Michael Schwartz, Valley of the Suns: The amnesty clause was invented for players like Metta, who hardly resembles Ron Artest, one the great defender of the past decade. The Lakers are on the hook for two years at close to $15 million after this season, and that's way too heavy a price for World Peace.
Tom Sunnergren, Philadunkia: Yup. The Lakers have ample cash, much less flexibility and could do a lot better with $15 million than a fast-fading 32-year-old head case. The 2010 Finals seem like a pretty long time ago, huh, Metta?
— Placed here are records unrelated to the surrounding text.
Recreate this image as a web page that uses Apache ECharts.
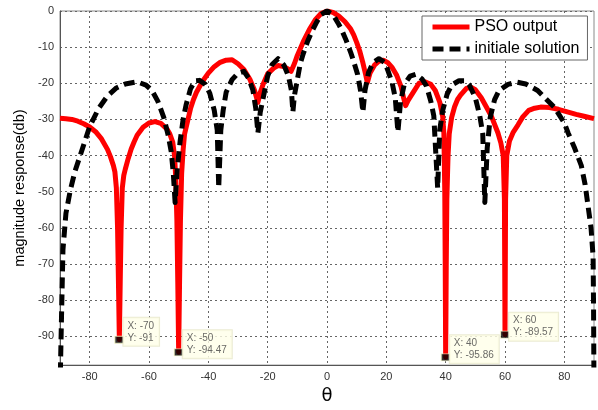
<!DOCTYPE html>
<html>
<head>
<meta charset="utf-8">
<script src="https://cdn.jsdelivr.net/npm/echarts@6/dist/echarts.min.js"></script>
<style>
  html, body { margin: 0; padding: 0; background: #fff; }
  #chart { width: 598px; height: 410px; }
</style>
</head>
<body>
<div id="chart"></div>
<script>
// Optimised pattern (PSO output), angle in degrees and magnitude in dB
const psoTheta = [-90, -88, -86, -84, -82, -80, -78, -76, -74, -73, -72, -71.5, -71, -70.6, -70.3,
  -69.7, -69.4, -69, -68.5, -68, -67, -66, -65, -64, -62, -60, -58, -56, -54, -53, -52, -51.4, -51, -50.6, -50.3,
  -49.7, -49.4, -49, -48.5, -48, -47, -46, -45, -44, -42, -40, -38, -36, -34, -32, -30, -28, -26, -24.5,
  -23.3, -22.5, -21.5, -20, -18, -16.5, -14.5, -13, -12.1, -11, -10, -8, -6, -4, -2, 0, 2, 4, 6, 8, 9, 10,
  11, 12, 13, 13.6, 14.5, 16, 17.5, 19, 20.5, 22, 23.5, 25, 25.8, 26.5, 27.3, 29, 31, 33, 35, 36.5, 38, 39,
  39.4, 39.7, 39.85, 40.2, 40.4, 40.8, 41.2, 42, 43, 44, 45, 47, 48.5, 50, 52, 54, 55.5, 57.6, 58.6, 59.4, 59.8,
  60.2, 60.6, 61.5, 62.8, 64.4, 66, 68, 70, 72, 75, 78, 81, 84, 87, 90];
const psoDb = [-29.7, -29.8, -30.0, -30.5, -31.2, -32.1, -33.4, -35.4, -38.3, -40.3, -42.8, -44.5, -49, -60, -75,
  -75, -60, -49, -45.5, -43.8, -40.8, -38.2, -36.2, -34.4, -32.2, -31.0, -30.6, -31.1, -32.6, -34.0, -36.3, -40, -46, -58, -75,
  -75, -58, -45, -38.5, -34, -30.5, -27.0, -24.5, -22.5, -19.5, -17.2, -15.4, -14.2, -13.6, -13.5, -14.6, -16.2, -18.9, -21.8,
  -25.3, -22.6, -20.2, -17.4, -15.8, -15.1, -15.4, -16.1, -16.7, -14.6, -12.3, -8.5, -5.2, -2.5, -0.7, 0, -0.4, -1.4, -2.9, -5.0, -6.6, -8.7,
  -11.0, -14.0, -17.5, -19.8, -17.2, -15.0, -13.9, -13.6, -14.3, -15.7, -17.8, -21.0, -24.0, -26.2, -24.8, -22.6, -20.0, -19.6, -20.3, -22.0, -25.2, -29.2,
  -34, -50, -70, -70, -52, -40, -34, -29.5, -26.5, -24.5, -23.3, -21.4, -21.1, -21.8, -24.0, -27.0, -29.3, -33.7, -36.5, -40, -52,
  -52, -40, -36, -33.5, -31.5, -29.3, -27.5, -26.9, -26.6, -26.7, -27.2, -27.9, -28.6, -29.2, -29.8];

// Starting pattern (initiale solution)
const initTheta = [-90, -89.5, -89, -88, -86.5, -85, -83, -80, -77, -74, -71, -68, -64, -61, -59, -57, -55, -53.5,
  -52.5, -51.8, -51.2, -50.5, -49.5, -48.5, -47.5, -46, -44.5, -43, -41, -39.5, -38, -37, -36.5, -35.8, -35, -34,
  -32, -30, -28, -26.5, -25, -24, -23.3, -22.5, -21.5, -20, -18.5, -16.5, -14.5, -13, -12, -11.5, -11, -10, -9,
  -8, -6.5, -5, -3.7, -2, 0, 2, 3.7, 5, 6.5, 8, 9, 10.3, 11.3, 12.1, 12.8, 14, 15.5, 17.5, 19.5, 20.5, 22, 23,
  23.9, 24.8, 26, 28, 30, 32, 33.5, 35, 36, 37.3, 38, 39, 40.5, 42, 44.5, 46.5, 48, 50, 51.5, 52.5, 53.2, 54, 55,
  56.5, 58, 61, 64, 67, 71, 74, 76.6, 80, 81.3, 83.5, 85.7, 87, 88, 89, 89.7, 89.85, 90];
const initDb = [-105, -85, -66, -56, -49.5, -44.5, -39.5, -32, -27, -23.5, -21.3, -20.2, -19.6, -20.5, -22, -25, -29.5, -34.5,
  -39, -45, -53, -44, -36, -30, -26, -21.5, -19.3, -19.2, -20.3, -22.8, -27.5, -33, -49, -33, -27.5, -22.5,
  -19, -17.2, -16.7, -18.5, -21.8, -27, -33.8, -28, -24, -18, -14.8, -13.2, -15, -18, -22, -28, -23.5, -19, -14.5,
  -11.8, -8.3, -5.5, -3.4, -1, 0, -1, -3.3, -5.3, -8.2, -11.5, -14, -17.5, -22, -28, -22, -17, -14.3, -13.2, -14.3, -16.4, -20, -24,
  -33.5, -25, -20.5, -18, -17.5, -18.8, -20.7, -25, -29, -49, -33, -27.5, -23, -20.5, -19.3, -19.3, -20.5, -24, -29, -34, -53, -38, -29.5,
  -24.5, -22, -20.3, -19.7, -20.2, -22, -24.5, -26.6, -31, -33.8, -38, -42.7, -48, -54, -60, -68, -82, -105];

// Data tips placed on the nulls of the optimised pattern
const tipTheta = [-70, -50, 40, 60];
const tipDb = [-91, -94.47, -95.86, -89.57];

// Axis tick positions
const xTicks = [-80, -60, -40, -20, 0, 20, 40, 60, 80];
const yTicks = [-90, -80, -70, -60, -50, -40, -30, -20, -10, 0];

// Optimised curve including the data-tip nulls, ordered by angle
const psoPairs = psoTheta.map((t, i) => [t, psoDb[i]])
  .concat(tipTheta.map((t, i) => [t, tipDb[i]]))
  .sort((a, b) => a[0] - b[0]);
const initPairs = initTheta.map((t, i) => [t, initDb[i]]);
const tipPairs = tipTheta.map((t, i) => [t, tipDb[i]]);

const gridLine = { show: true, lineStyle: { color: '#666', width: 1, type: [2, 3] } };
const fontFamily = '"Liberation Sans", Arial, sans-serif';

const chart = echarts.init(document.getElementById('chart'), null, { renderer: 'canvas' });
chart.setOption({
  animation: false,
  backgroundColor: '#fff',
  textStyle: { fontFamily },
  grid: {
    left: 60, right: 4, top: 11, bottom: 32,
    show: true, borderColor: '#8a8a8a', borderWidth: 1, backgroundColor: 'transparent'
  },
  legend: {
    orient: 'vertical',
    left: 422, top: 16,
    padding: [3, 8, 3, 8],
    itemWidth: 37, itemHeight: 14, itemGap: 6,
    backgroundColor: '#fff', borderColor: '#666', borderWidth: 1, borderRadius: 0,
    itemStyle: { opacity: 0 },
    lineStyle: { width: 5 },
    textStyle: { fontSize: 16, color: '#000', fontFamily },
    data: ['PSO output', 'initiale solution']
  },
  xAxis: {
    type: 'value', min: -90, max: 90,
    name: 'θ', nameLocation: 'middle', nameGap: 16,
    nameTextStyle: { fontSize: 18, color: '#000', fontFamily: '"DejaVu Sans", sans-serif' },
    axisLine: { show: true, onZero: false, lineStyle: { color: '#555', width: 1 } },
    axisTick: { show: false, customValues: xTicks },
    axisLabel: { customValues: xTicks, color: '#333', fontSize: 11, margin: 6 },
    splitLine: gridLine
  },
  yAxis: {
    type: 'value', min: -98, max: 0,
    name: 'magnitude response(db)', nameLocation: 'middle', nameGap: 26, nameRotate: 90,
    nameTextStyle: { fontSize: 14.5, color: '#000', fontFamily },
    axisLine: { show: true, onZero: false, lineStyle: { color: '#555', width: 1 } },
    axisTick: { show: false, customValues: yTicks },
    axisLabel: { customValues: yTicks, color: '#333', fontSize: 11, margin: 6 },
    splitLine: gridLine
  },
  series: [
    {
      name: 'PSO output', type: 'line', data: psoPairs,
      symbol: 'none', clip: true, z: 2,
      lineStyle: { color: '#ff0000', width: 5, join: 'round' },
      itemStyle: { color: '#ff0000' }
    },
    {
      name: 'initiale solution', type: 'line', data: initPairs,
      symbol: 'none', clip: true, z: 3,
      lineStyle: { color: '#000', width: 5, type: [11, 6], join: 'round' },
      itemStyle: { color: '#000' }
    },
    {
      name: 'tips', type: 'scatter', data: tipPairs, z: 5,
      symbol: 'rect', symbolSize: [9, 7],
      itemStyle: { color: '#000', borderColor: '#ffffcc', borderWidth: 1 },
      label: {
        show: true, position: 'right', distance: 0, offset: [-1, -8],
        formatter: p => 'X: ' + p.value[0] + '\nY: ' + p.value[1],
        color: '#444', fontSize: 10, lineHeight: 12, fontFamily,
        backgroundColor: '#ffffe8', borderColor: '#e6e6c8', borderWidth: 1,
        padding: [2, 5, 2, 4], align: 'left'
      }
    }
  ]
});
</script>
</body>
</html>
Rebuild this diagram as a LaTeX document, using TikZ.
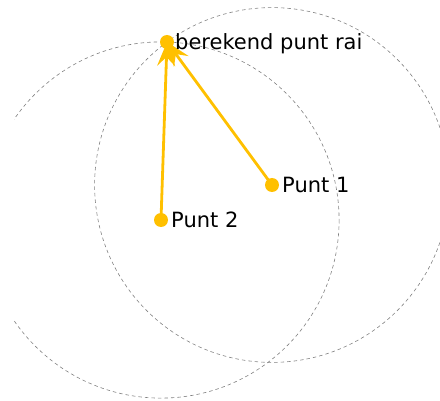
\documentclass[tikz,border=0pt]{standalone}
\usepackage{fontspec}
\setmainfont{DejaVu Sans}
\usetikzlibrary{positioning,arrows.meta}
\definecolor{geoyellow}{RGB}{255,192,0}

\begin{document}
\begin{tikzpicture}[x=1pt,y=-1pt,
  dot/.style={circle,fill=geoyellow,inner sep=0pt,minimum size=14pt},
  lbl/.style={anchor=base west,inner sep=0pt,font=\fontsize{21}{25}\selectfont},
  vec/.style={geoyellow,line width=2.8pt,-{Stealth[length=24pt,width=18pt,inset=9pt]}},
  circ/.style={gray,line width=0.6pt,dash pattern=on 3.5pt off 3pt}]
\useasboundingbox (0,0) rectangle (440,401);
\clip (14,0) rectangle (440,401);

\coordinate (P1) at (272,185);
\coordinate (P2) at (161,220);
\coordinate (R) at (167,42);

% cirkels door het berekende punt
\draw[circ] (P1) circle[radius=177.4];
\draw[circ] (P2) circle[radius=178.1];

\draw[vec] (P2) -- (R);
\draw[vec] (P1) -- (R);

\node[dot] (p1) at (P1) {};
\node[dot] (p2) at (P2) {};
\node[dot] (rai) at (R) {};

\node[lbl] (l1) at ([xshift=10pt,yshift=-7.5pt]p1.center) {Punt 1};
\node[lbl] (l2) at ([xshift=10pt,yshift=-7.5pt]p2.center) {Punt 2};
\node[lbl] (lrai) at ([xshift=8pt,yshift=-7.5pt]rai.center) {berekend punt rai};

\end{tikzpicture}
\end{document}
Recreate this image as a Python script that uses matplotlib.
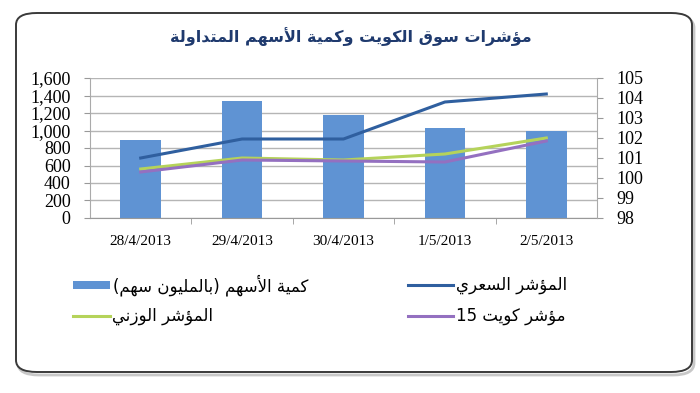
import matplotlib
matplotlib.use("Agg")
import matplotlib.pyplot as plt
from matplotlib.patches import FancyBboxPatch, Rectangle
from matplotlib.lines import Line2D
from matplotlib.ticker import FuncFormatter

# データ
dates = ['28/4/2013', '29/4/2013', '30/4/2013', '1/5/2013', '2/5/2013']
volume = [890, 1340, 1180, 1025, 995]            # كمية الأسهم (بالمليون سهم)
price_idx = [101.0, 101.95, 101.95, 103.8, 104.2]  # المؤشر السعري
weighted_idx = [100.45, 101.0, 100.9, 101.2, 102.0]  # المؤشر الوزني
kw15_idx = [100.3, 100.9, 100.85, 100.8, 101.85]   # مؤشر كويت 15

title_txt = 'مؤشرات سوق الكويت وكمية الأسهم المتداولة'
lbl_volume = 'كمية الأسهم (بالمليون سهم)'
lbl_price = 'المؤشر السعري'
lbl_weighted = 'المؤشر الوزني'
lbl_kw15 = 'مؤشر كويت 15'

# アラビア文字の簡易シェーピング（matplotlib は RTL/結合をしないため）
FORMS = {
    'ا': ('\uFE8D', '\uFE8E', None, None),
    'أ': ('\uFE83', '\uFE84', None, None),
    'ب': ('\uFE8F', '\uFE90', '\uFE91', '\uFE92'),
    'ة': ('\uFE93', '\uFE94', None, None),
    'ت': ('\uFE95', '\uFE96', '\uFE97', '\uFE98'),
    'ث': ('\uFE99', '\uFE9A', '\uFE9B', '\uFE9C'),
    'د': ('\uFEA9', '\uFEAA', None, None),
    'ر': ('\uFEAD', '\uFEAE', None, None),
    'ز': ('\uFEAF', '\uFEB0', None, None),
    'س': ('\uFEB1', '\uFEB2', '\uFEB3', '\uFEB4'),
    'ش': ('\uFEB5', '\uFEB6', '\uFEB7', '\uFEB8'),
    'ع': ('\uFEC9', '\uFECA', '\uFECB', '\uFECC'),
    'ق': ('\uFED5', '\uFED6', '\uFED7', '\uFED8'),
    'ك': ('\uFED9', '\uFEDA', '\uFEDB', '\uFEDC'),
    'ل': ('\uFEDD', '\uFEDE', '\uFEDF', '\uFEE0'),
    'م': ('\uFEE1', '\uFEE2', '\uFEE3', '\uFEE4'),
    'ن': ('\uFEE5', '\uFEE6', '\uFEE7', '\uFEE8'),
    'ه': ('\uFEE9', '\uFEEA', '\uFEEB', '\uFEEC'),
    'و': ('\uFEED', '\uFEEE', None, None),
    'ؤ': ('\uFE85', '\uFE86', None, None),
    'ي': ('\uFEF1', '\uFEF2', '\uFEF3', '\uFEF4'),
}
LAM_ALEF = {'ا': ('\uFEFB', '\uFEFC'), 'أ': ('\uFEF7', '\uFEF8')}


def ar(s):
    out = []
    i = 0
    n = len(s)
    while i < n:
        c = s[i]
        if c not in FORMS:
            out.append(c)
            i += 1
            continue
        prev = s[i - 1] if i > 0 else ''
        jp = prev in FORMS and FORMS[prev][2] is not None
        if c == 'ل' and i + 1 < n and s[i + 1] in LAM_ALEF:
            iso, fin = LAM_ALEF[s[i + 1]]
            out.append(fin if jp else iso)
            i += 2
            continue
        nxt = s[i + 1] if i + 1 < n else ''
        jn = FORMS[c][2] is not None and nxt in FORMS
        iso, fin, ini, med = FORMS[c]
        if jp and jn:
            out.append(med)
        elif jp:
            out.append(fin)
        elif jn:
            out.append(ini)
        else:
            out.append(iso)
        i += 1
    out = out[::-1]
    mirror = {'(': ')', ')': '('}
    out = [mirror.get(c, c) for c in out]
    res = []
    j = 0
    while j < len(out):
        if out[j].isdigit():
            k = j
            while k < len(out) and out[k].isdigit():
                k += 1
            res.extend(out[j:k][::-1])
            j = k
        else:
            res.append(out[j])
            j += 1
    return ''.join(res)


W, H = 700, 393
fig = plt.figure(figsize=(W / 100, H / 100), dpi=100)


def fx(x):
    return x / W


def fy(y):
    return 1 - y / H


# 外枠（影付き角丸）
shadow = FancyBboxPatch((fx(18), fy(375)), fx(694) - fx(18), fy(16) - fy(375),
                        boxstyle="round,pad=0,rounding_size=0.03", transform=fig.transFigure,
                        facecolor='none', edgecolor='#c8c8c8', linewidth=2.0, zorder=-2)
fig.add_artist(shadow)
frame = FancyBboxPatch((fx(16), fy(372)), fx(692) - fx(16), fy(13) - fy(372),
                       boxstyle="round,pad=0,rounding_size=0.03", transform=fig.transFigure,
                       facecolor='white', edgecolor='#3a3a3a', linewidth=1.4, zorder=-1)
fig.add_artist(frame)

fig.text(fx(351), fy(37), ar(title_txt), ha='center', va='center', fontsize=11.5,
         fontweight='bold', color='#1f3a6e', family='DejaVu Sans')

# グラフ本体
ax = fig.add_axes([fx(90), fy(218), fx(597) - fx(90), fy(78) - fy(218)])
ax.set_facecolor('none')
x = list(range(len(dates)))
bar_color = '#5f93d3'
ax.bar(x, volume, width=0.4, color=bar_color, zorder=2)
ax.set_xlim(-0.5, len(dates) - 0.5)
ax.set_ylim(0, 1600)
ax.set_yticks(range(0, 1601, 200))
ax.yaxis.set_major_formatter(FuncFormatter(lambda v, p: f'{int(v):,}'))
ax.grid(axis='y', color='#b5b5b5', linewidth=1.0)
ax.set_axisbelow(True)
ax.set_xticks(x)
ax.set_xticklabels(dates)
ax.set_xticks([i + 0.5 for i in x[:-1]], minor=True)
ax.tick_params(axis='x', which='major', length=0, pad=12, labelsize=11)
ax.tick_params(axis='x', which='minor', length=4, color='#999999', direction='out')
ax.tick_params(axis='y', length=4, color='#999999', pad=10, labelsize=13)
for lab in ax.get_xticklabels() + ax.get_yticklabels():
    lab.set_family('Liberation Serif')
for s in ['top', 'right']:
    ax.spines[s].set_visible(False)
ax.spines['left'].set_color('#aaaaaa')
ax.spines['bottom'].set_color('#999999')

ax2 = ax.twinx()
ax2.set_ylim(98, 105)
ax2.set_yticks(range(98, 106))
blue = '#2f5f9f'
green = '#b5d35a'
purple = '#9470c0'
ax2.plot(x, price_idx, color=blue, linewidth=2.2)
ax2.plot(x, weighted_idx, color=green, linewidth=2.2)
ax2.plot(x, kw15_idx, color=purple, linewidth=2.2)
ax2.tick_params(axis='y', length=4, color='#999999', pad=10, labelsize=13)
for lab in ax2.get_yticklabels():
    lab.set_family('Liberation Serif')
for s in ['top', 'left', 'bottom']:
    ax2.spines[s].set_visible(False)
ax2.spines['right'].set_color('#aaaaaa')

# 凡例（手描き）
r1, r2 = 285, 316
fig.add_artist(Rectangle((fx(73), fy(r1 + 4)), fx(110) - fx(73), fy(r1 - 4) - fy(r1 + 4),
                         transform=fig.transFigure, facecolor=bar_color, edgecolor='none'))
fig.text(fx(113), fy(r1), ar(lbl_volume), ha='left', va='center', fontsize=12, family='DejaVu Sans')
fig.add_artist(Line2D([fx(73), fx(110)], [fy(r2), fy(r2)], transform=fig.transFigure,
                      color=green, linewidth=2.2))
fig.text(fx(112), fy(r2), ar(lbl_weighted), ha='left', va='center', fontsize=12, family='DejaVu Sans')
fig.add_artist(Line2D([fx(408), fx(453)], [fy(r1), fy(r1)], transform=fig.transFigure,
                      color=blue, linewidth=2.2))
fig.text(fx(456), fy(r1), ar(lbl_price), ha='left', va='center', fontsize=12, family='DejaVu Sans')
fig.add_artist(Line2D([fx(408), fx(453)], [fy(r2), fy(r2)], transform=fig.transFigure,
                      color=purple, linewidth=2.2))
fig.text(fx(456), fy(r2), ar(lbl_kw15), ha='left', va='center', fontsize=12, family='DejaVu Sans')

fig.savefig('out.png', dpi=100)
Brian Windhorst, ESPN.com: If I was an owner, I'd hate paying a player not to play for me, especially for multiple years. But he doesn't seem willing to accept a role as a situational player and he's already sniping with his coach because he's in denial about it. And we know how he can screw with a team. So maybe you have to.
5. Which two teams win in tonight's ESPN doubleheader?
Phillip Barnett, Forum Blue & Gold: Philadelphia and Los Angeles. The 76ers have the league's best defense and have been great in the Wells Fargo Center. The Suns just haven't been very good this season and Kobe Bryant went off for 48 the last time these two teams met.
Rob Mahoney, The Two Man Game: I'll keep it easy and go with the Sixers and Lakers.
Michael Schwartz, Valley of the Suns: The Mavs are rolling, having won five in a row, but Philly's vaunted defense will shut them down in a low-scoring affair. The Suns' dismal week will continue with their fourth loss in five days tonight at Staples Center.
Tom Sunnergren, Philadunkia: With Jason Terry and Delonte West both out, and Roddy Beaubois a question mark, the Sixers will break out of their mini-funk by handling the surging Mavs at home, while on the other coast, Kobe & Co. will be too much for the punchless Suns at Staples.
Brian Windhorst, ESPN.com: In general, Philly is a great home team. But they've lost their last three games against top opponents and Dallas has been playing great. I'll go for a bounce-back win for the Sixers in front of a good crowd.
As long as Kobe and Nash are playing, Lakers-Suns is a rivalry. So you can expect a good game, for sure. Again, I'll go with home team, the Lakers, at Staples.